"As children many of us are taught that being good means being obedient: doing what we're told by parents, teachers and authority figures. But that conditioning can make it incredibly difficult to speak up when we know something is wrong, whether that means correcting a mishandled coffee order or standing up against injustice. How can we learn to overcome these instincts when it really counts?"
"Ah, so this probably started way back in my childhood because as a child I was really known for being an obedient daughter and student. And I remember asking my dad when I was quite young, What does my name mean? And he told me that Sunita means good in Sanskrit, and I mainly lived up to that: I was obedient at home. I was agreeable at school. I did all of my homework. I went to school on time."
"I even got my hair cut the way my parents wanted me to. And these were the messages that I received not just from parents but from teachers and the community: to be good. And what does that really mean? It means to do as you're told, to obey, to be obedient, to be compliant. And I really internalized a lot of those messages, and I think they're often messages that we give to children."

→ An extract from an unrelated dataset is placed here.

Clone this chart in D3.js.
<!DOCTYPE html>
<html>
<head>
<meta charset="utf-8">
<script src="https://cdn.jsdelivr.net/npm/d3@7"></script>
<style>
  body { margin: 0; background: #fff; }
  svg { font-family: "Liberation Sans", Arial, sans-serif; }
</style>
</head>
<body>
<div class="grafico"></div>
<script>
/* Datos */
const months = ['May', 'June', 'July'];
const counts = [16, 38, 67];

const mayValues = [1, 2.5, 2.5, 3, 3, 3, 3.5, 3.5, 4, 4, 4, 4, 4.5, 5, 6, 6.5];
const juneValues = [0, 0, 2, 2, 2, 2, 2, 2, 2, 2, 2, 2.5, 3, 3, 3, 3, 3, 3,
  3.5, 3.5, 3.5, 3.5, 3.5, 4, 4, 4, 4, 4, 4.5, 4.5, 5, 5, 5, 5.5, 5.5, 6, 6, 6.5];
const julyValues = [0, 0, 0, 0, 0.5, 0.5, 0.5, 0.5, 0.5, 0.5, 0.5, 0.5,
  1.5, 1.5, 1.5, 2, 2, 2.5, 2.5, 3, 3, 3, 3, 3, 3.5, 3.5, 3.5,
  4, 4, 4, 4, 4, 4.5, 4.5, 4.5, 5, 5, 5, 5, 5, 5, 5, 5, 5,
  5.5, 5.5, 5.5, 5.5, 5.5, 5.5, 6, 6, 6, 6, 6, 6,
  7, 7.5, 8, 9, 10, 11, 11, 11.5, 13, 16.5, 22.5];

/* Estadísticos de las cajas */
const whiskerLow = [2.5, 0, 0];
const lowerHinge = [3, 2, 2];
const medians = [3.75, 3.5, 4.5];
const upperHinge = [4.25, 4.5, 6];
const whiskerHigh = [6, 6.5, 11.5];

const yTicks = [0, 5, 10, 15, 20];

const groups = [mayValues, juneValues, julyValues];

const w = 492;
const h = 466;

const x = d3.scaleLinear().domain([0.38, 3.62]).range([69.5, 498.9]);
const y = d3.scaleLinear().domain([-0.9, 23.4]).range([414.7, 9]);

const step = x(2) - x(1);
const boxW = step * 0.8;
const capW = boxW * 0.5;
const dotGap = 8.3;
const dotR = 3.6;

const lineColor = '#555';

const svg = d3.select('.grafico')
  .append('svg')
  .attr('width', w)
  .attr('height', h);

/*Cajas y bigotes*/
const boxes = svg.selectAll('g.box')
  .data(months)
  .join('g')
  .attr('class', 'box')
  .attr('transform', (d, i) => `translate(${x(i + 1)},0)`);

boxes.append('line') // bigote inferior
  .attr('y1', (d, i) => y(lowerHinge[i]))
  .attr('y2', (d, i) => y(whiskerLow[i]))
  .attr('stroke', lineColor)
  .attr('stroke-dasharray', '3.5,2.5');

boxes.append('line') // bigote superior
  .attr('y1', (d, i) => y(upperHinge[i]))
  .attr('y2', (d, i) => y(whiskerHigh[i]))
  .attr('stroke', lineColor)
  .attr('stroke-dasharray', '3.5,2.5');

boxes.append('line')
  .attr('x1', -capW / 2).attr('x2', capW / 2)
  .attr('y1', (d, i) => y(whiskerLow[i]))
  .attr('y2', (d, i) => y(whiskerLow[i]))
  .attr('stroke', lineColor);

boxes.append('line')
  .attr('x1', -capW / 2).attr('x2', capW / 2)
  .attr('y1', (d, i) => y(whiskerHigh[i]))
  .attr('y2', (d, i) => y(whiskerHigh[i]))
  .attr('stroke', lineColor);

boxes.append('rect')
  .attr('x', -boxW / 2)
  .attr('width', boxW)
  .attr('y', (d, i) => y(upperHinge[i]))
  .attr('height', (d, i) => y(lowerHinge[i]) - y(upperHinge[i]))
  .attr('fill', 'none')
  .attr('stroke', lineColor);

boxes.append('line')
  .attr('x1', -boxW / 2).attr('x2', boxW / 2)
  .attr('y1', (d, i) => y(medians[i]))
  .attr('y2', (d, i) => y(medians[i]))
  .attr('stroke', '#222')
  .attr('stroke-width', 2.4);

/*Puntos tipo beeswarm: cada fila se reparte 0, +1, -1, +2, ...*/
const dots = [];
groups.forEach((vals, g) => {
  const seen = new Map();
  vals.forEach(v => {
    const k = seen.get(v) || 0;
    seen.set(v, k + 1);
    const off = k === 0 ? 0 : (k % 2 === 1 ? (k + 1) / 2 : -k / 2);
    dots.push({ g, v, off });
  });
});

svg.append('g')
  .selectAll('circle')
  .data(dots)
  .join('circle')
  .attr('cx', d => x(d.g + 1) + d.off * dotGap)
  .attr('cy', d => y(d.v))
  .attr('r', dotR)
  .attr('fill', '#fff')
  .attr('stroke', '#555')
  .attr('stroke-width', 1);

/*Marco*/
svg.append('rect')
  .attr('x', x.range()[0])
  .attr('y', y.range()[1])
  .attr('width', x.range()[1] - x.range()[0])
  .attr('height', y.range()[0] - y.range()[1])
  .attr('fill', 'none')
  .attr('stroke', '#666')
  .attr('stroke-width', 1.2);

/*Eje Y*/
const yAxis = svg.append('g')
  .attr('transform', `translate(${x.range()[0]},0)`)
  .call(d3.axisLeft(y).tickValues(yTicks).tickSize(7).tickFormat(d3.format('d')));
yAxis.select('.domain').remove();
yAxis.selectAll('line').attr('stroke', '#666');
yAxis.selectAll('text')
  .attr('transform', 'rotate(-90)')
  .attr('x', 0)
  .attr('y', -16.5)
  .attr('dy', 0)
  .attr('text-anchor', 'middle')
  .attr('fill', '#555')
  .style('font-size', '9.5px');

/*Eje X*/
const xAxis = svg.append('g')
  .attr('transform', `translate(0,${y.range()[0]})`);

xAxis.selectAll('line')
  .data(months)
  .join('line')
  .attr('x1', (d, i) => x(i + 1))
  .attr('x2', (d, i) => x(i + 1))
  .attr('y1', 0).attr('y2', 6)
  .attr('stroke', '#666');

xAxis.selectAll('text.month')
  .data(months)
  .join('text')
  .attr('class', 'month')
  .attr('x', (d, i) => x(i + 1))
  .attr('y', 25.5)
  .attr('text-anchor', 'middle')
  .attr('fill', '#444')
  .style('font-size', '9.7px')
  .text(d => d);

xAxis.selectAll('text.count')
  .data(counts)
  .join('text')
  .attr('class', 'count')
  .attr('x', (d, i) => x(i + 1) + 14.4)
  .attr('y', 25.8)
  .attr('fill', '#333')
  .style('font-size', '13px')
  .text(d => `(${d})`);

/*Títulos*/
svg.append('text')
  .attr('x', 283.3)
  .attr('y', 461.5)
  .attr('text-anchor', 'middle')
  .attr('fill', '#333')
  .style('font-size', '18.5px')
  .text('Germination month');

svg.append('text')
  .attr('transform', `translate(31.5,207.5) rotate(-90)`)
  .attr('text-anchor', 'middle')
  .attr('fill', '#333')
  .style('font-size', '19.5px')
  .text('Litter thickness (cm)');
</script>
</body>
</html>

Children are commonly taught that being good equals obedience, which promotes compliance with parents, teachers, and other authority figures. That early conditioning makes it difficult to speak up when something is wrong, from correcting small mistakes to confronting systemic injustice. Obedience training encourages agreement, punctuality, and adherence to expectations, often at the cost of asserting personal judgments. Internalized messages about being good can suppress dissent and hinder corrective action. Developing an ability to say no and to be strategically defiant can empower individuals to challenge wrongdoing and improve outcomes in situations that require intervention.